Health benefits of dietary fibre

Eating moderate amount of dietary fibre-rich foods helps prevent the development of many chronic diseases and improve body health.

  • Prevent and relieve constipation
    Dietary fibre increases faecal volume and stimulates peristalsis. It swells, absorbs water and lubricates the large intestine to soften faeces and make defecation easier.
  • Help maintain gut health
    Dietary fibre promotes the activity of intestinal bacteria to maintain gut health.
  • Prevent colon cancer
    Dietary fibre shortens the retention time of food residues in the intestine and so prevents the accumulation of carcinogens.
  • Help weight control and reduce the chance of obesity
    Eating dietary fibre-rich food requires relatively more time to chew. This can make people feel full easily, thus eating less food.
  • Help to stabilise blood glucose level and control diabetes
    Soluble dietary fibre can slow down the absorption of sugar.
  • Help lower blood cholesterol level and prevent heart disease
    Soluble dietary fibre combines with bile to enhance bile excretion and lower blood cholesterol level.

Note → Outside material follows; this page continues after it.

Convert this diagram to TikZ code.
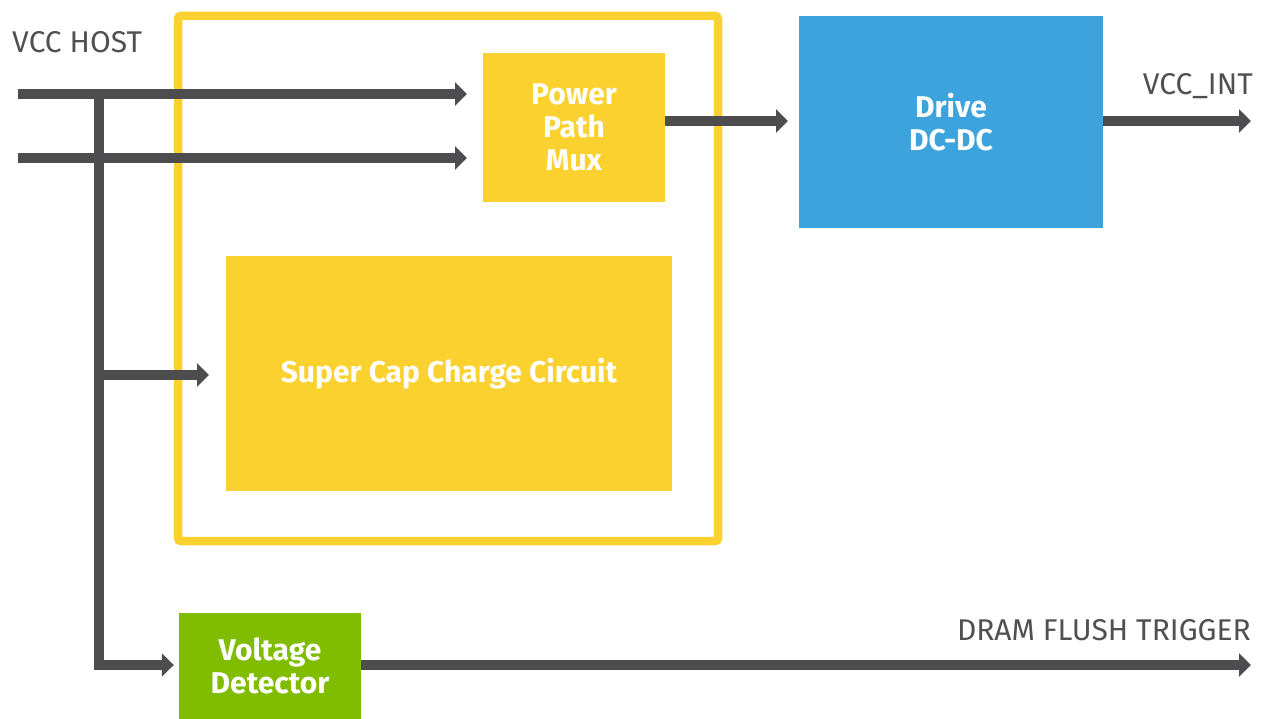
\documentclass[tikz,border=0pt]{standalone}
\usepackage{fontspec}
\setmainfont{Fira Sans}
\usetikzlibrary{arrows.meta}
\definecolor{cyel}{HTML}{FAD12E}
\definecolor{cblue}{HTML}{3DA3DC}
\definecolor{cgreen}{HTML}{80BC00}
\definecolor{cdark}{HTML}{4D4D4F}
\definecolor{ctext}{HTML}{505050}
\tikzset{
  blockbox/.style={rectangle, inner sep=0pt, text=white, align=center,
    font=\bfseries\fontsize{30}{33}\selectfont},
  wire/.style={draw=cdark, line width=9.5pt},
  flow/.style={wire, -{Triangle[length=12pt,width=23pt]}},
  lbl/.style={text=ctext, inner sep=0pt, font=\fontsize{30}{32}\selectfont}
}
\begin{document}
\begin{tikzpicture}[x=1pt,y=-1pt]
\useasboundingbox (0,0) rectangle (1261,719);
% outer frame
\draw[cyel, line width=8.5pt, rounded corners=3pt] (178,16) rectangle (718,541);
% blocks
\node[blockbox, fill=cyel, minimum width=182pt, minimum height=149pt] (mux) at (574,127.5) {\raisebox{-3pt}[\height][\depth]{\begin{tabular}{@{}c@{}}Power\\Path\\Mux\end{tabular}}};
\node[blockbox, fill=cblue, minimum width=304pt, minimum height=212pt] (drive) at (951,122) {Drive\\DC-DC};
\node[blockbox, fill=cyel, minimum width=446pt, minimum height=235pt] (cap) at (449,373.5) {Super Cap Charge Circuit};
\node[blockbox, fill=cgreen, minimum width=182pt, minimum height=106pt] (vd) at (270,666) {Voltage\\Detector};
% coordinates
\coordinate (in1) at (18,94);
\coordinate (in2) at (18,158);
\coordinate (j) at (99,94);
\coordinate (jb) at (99,665);
\coordinate (jc) at (99,375);
\coordinate (out1) at (1251,121);
\coordinate (out2) at (1251,665);
% wires
\draw[flow] (in1) -- (467,94);
\draw[flow] (in2) -- (467,158);
\draw[wire, line cap=rect] (j) -- (jb);
\draw[flow] (jc) -- (209,375);
\draw[flow] (jb) -- ([xshift=-5pt]vd.west |- jb);
\draw[flow] (mux.east |- 0,121) -- (788,121);
\draw[flow] (drive.east |- out1) -- (out1);
\draw[flow] (vd.east |- out2) -- (out2);
% labels
\node[lbl, anchor=base west] (lhost) at (12,53) {VCC HOST};
\node[lbl, anchor=base east] (lint) at (1253,95) {VCC\_INT};
\node[lbl, anchor=base east] (ldram) at (1251,640) {DRAM FLUSH TRIGGER};
\end{tikzpicture}
\end{document}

Foods rich in dietary fibre

Grains – wholemeal bread, red rice, oatmeal
Vegetables – Chinese kale, broccoli, spinach
Root vegetables – potato, sweet potato
Beans – chickpeas, red kidney bean, soya bean, red bean
Fungi – straw mushroom, shiitake, mushroom, cloud ear fungus
Fruits – orange, grapefruit, prune
Others– sesame, almond, cashew nut, peanut

Daily dietary fibre requirement

Adolescents and adults need not less than 25g of dietary fibre everyday while children need less. Add 5 to a child’s age to calculate the amount of dietary fibre needed per day ( Age + 5 = grams of dietary fibre required per day ).
For example, a 6-year-old child would need 6+5=11g of dietary fibre per day.

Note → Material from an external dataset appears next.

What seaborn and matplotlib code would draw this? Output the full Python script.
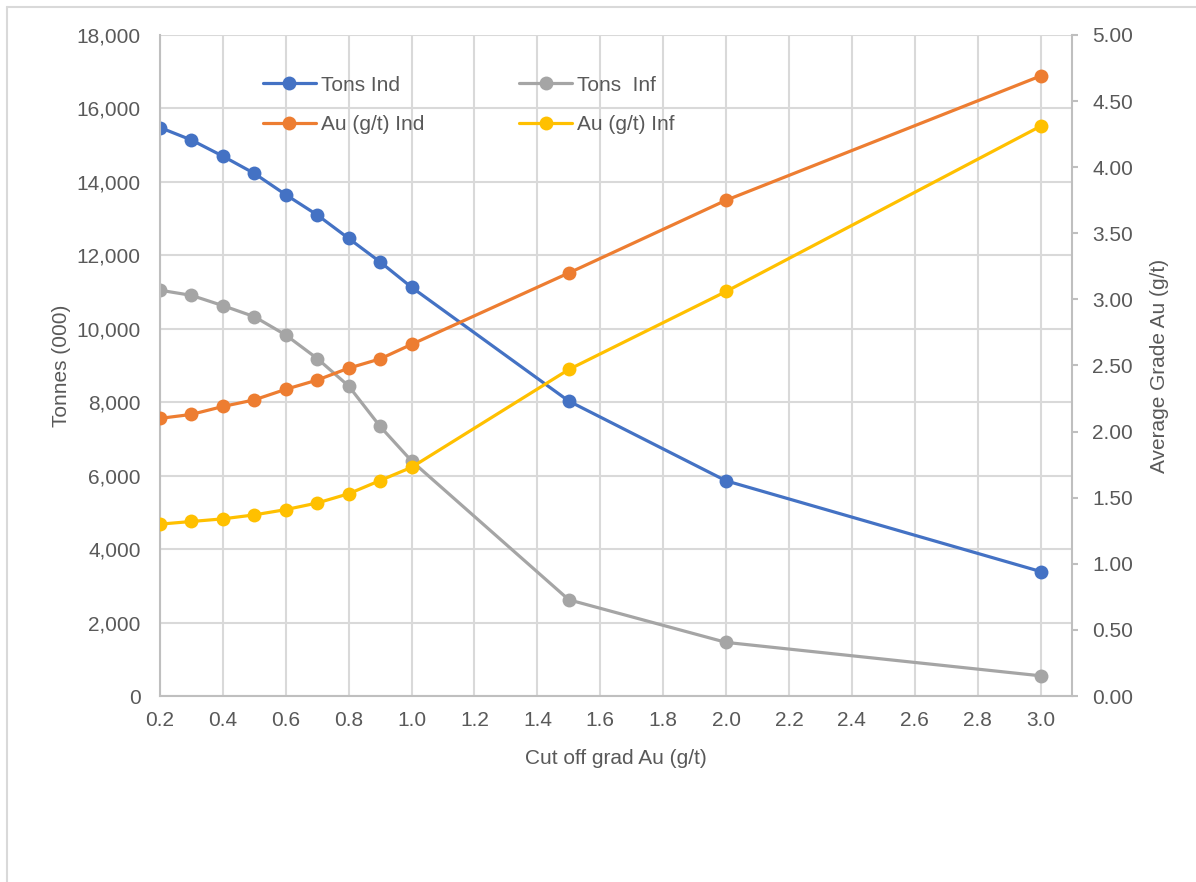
import numpy as np
import pandas as pd
import matplotlib
matplotlib.use("Agg")
import matplotlib.pyplot as plt
import seaborn as sns
from matplotlib.lines import Line2D
from matplotlib.ticker import FuncFormatter, MultipleLocator

# values
cutoff   = [0.2, 0.3, 0.4, 0.5, 0.6, 0.7, 0.8, 0.9, 1.0, 1.5, 2.0, 3.0]
tons_ind = [15480, 15140, 14700, 14230, 13650, 13100, 12460, 11820, 11130, 8030, 5860, 3390]
tons_inf = [11050, 10910, 10630, 10330, 9830, 9190, 8440, 7340, 6400, 2620, 1460, 550]
au_ind   = [2.10, 2.13, 2.19, 2.24, 2.32, 2.39, 2.48, 2.55, 2.66, 3.20, 3.75, 4.69]
au_inf   = [1.30, 1.32, 1.34, 1.37, 1.41, 1.46, 1.53, 1.63, 1.73, 2.47, 3.06, 4.31]

labels = ["Tons Ind", "Tons  Inf", "Au (g/t) Ind", "Au (g/t) Inf"]
colors = ["#4472C4", "#A5A5A5", "#ED7D31", "#FFC000"]

TEXT = "#595959"
GRID = "#D9D9D9"

sns.set_style("white")
plt.rcParams["font.family"] = ["Liberation Sans", "DejaVu Sans"]
plt.rcParams["font.size"] = 15

fig = plt.figure(figsize=(11.96, 8.82), dpi=100)
W, H = 1196, 882
ax = fig.add_axes([160 / W, 1 - 696 / H, (1072 - 160) / W, (696 - 35) / H])
ax2 = ax.twinx()

line_kw = dict(marker="o", markersize=10, linewidth=2.3, markeredgewidth=0)

sns.lineplot(x=cutoff, y=tons_ind, ax=ax, color=colors[0], label=labels[0], **line_kw)
sns.lineplot(x=cutoff, y=tons_inf, ax=ax, color=colors[1], label=labels[1], **line_kw)
sns.lineplot(x=cutoff, y=au_ind, ax=ax2, color=colors[2], label=labels[2], **line_kw)
sns.lineplot(x=cutoff, y=au_inf, ax=ax2, color=colors[3], label=labels[3], **line_kw)

ax.set_xlim(0.2, 3.1)
ax.set_ylim(0, 18000)
ax2.set_ylim(0, 5)
ax.xaxis.set_major_locator(MultipleLocator(0.2))
ax.yaxis.set_major_locator(MultipleLocator(2000))
ax2.yaxis.set_major_locator(MultipleLocator(0.5))
ax.xaxis.set_major_formatter(FuncFormatter(lambda v, p: f"{v:.1f}"))
ax.yaxis.set_major_formatter(FuncFormatter(lambda v, p: f"{v:,.0f}"))
ax2.yaxis.set_major_formatter(FuncFormatter(lambda v, p: f"{v:.2f}"))

ax.grid(True, color=GRID, linewidth=1.5)
ax2.grid(False)
ax.set_axisbelow(True)

for a in (ax, ax2):
    for s in a.spines.values():
        s.set_visible(False)
ax.spines["left"].set_visible(True)
ax.spines["bottom"].set_visible(True)
ax2.spines["right"].set_visible(True)
for s in (ax.spines["left"], ax.spines["bottom"], ax2.spines["right"]):
    s.set_color("#BFBFBF")
    s.set_linewidth(1.5)

ax.tick_params(axis="x", length=0, pad=10.5, labelcolor=TEXT, labelsize=15)
ax.tick_params(axis="y", length=0, pad=14, labelcolor=TEXT, labelsize=15)
ax2.tick_params(axis="y", length=4.5, width=1.5, color="#BFBFBF", pad=10,
                labelcolor=TEXT, labelsize=15)

ax.set_xlabel("Cut off grad Au (g/t)", color=TEXT, fontsize=15, labelpad=14)
ax.set_ylabel("Tonnes (000)", color=TEXT, fontsize=15, labelpad=4)
ax2.set_ylabel("Average Grade Au (g/t)", color=TEXT, fontsize=15, labelpad=12)

# single legend with all four series, two columns, no frame
h1, l1 = ax.get_legend_handles_labels()
h2, l2 = ax2.get_legend_handles_labels()
ax.get_legend().remove()
ax2.get_legend().remove()
handles = [h1[0], h2[0], h1[1], h2[1]]
names = [l1[0], l2[0], l1[1], l2[1]]
ax2.legend(handles, names, ncol=2, frameon=False, loc="upper left",
           bbox_to_anchor=(0.092, 0.967), handlelength=2.55, handletextpad=0.25,
           columnspacing=4.55, labelspacing=1.0, fontsize=15, labelcolor=TEXT)

# chart-area border (top and left edges visible in the reference)
fig.add_artist(Line2D([7 / W, 1], [1 - 7 / H, 1 - 7 / H], color=GRID, linewidth=1.5))
fig.add_artist(Line2D([7 / W, 7 / W], [0, 1 - 7 / H], color=GRID, linewidth=1.5))

fig.savefig("out.png", dpi=100)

Reference: Centre for Health Protection (Dietary Fibre)

Essential facts

  • Obtain dietary fibre from food rather than supplements (e.g. fibre tablets, powders, etc.).
  • Eat different varieties of dietary fibre-rich food as dietary fibre obtained from different food serves different functions.
  • Increase the intake of dietary fibre progressively to avoid gastrointestinal symptoms caused by a sudden intake of a large amount of dietary fibre.
  • Eat unpeeled fruits and vegetables (e.g. unpeeled cucumber, plums, apple and grapes, etc.).
  • Since the dietary fibre content in fresh fruit is higher than juice, eating fresh fruit is better than drinking juice.
  • Dietary fibre absorbs water. It is suggested to drink 6 to 8 glasses of fluid per day to allow the dietary fibre function effectively.
  • Although dietary fibre is important to health, we should not neglect other food groups. A well balanced diet and regular exercise are of the utmost importance to good health.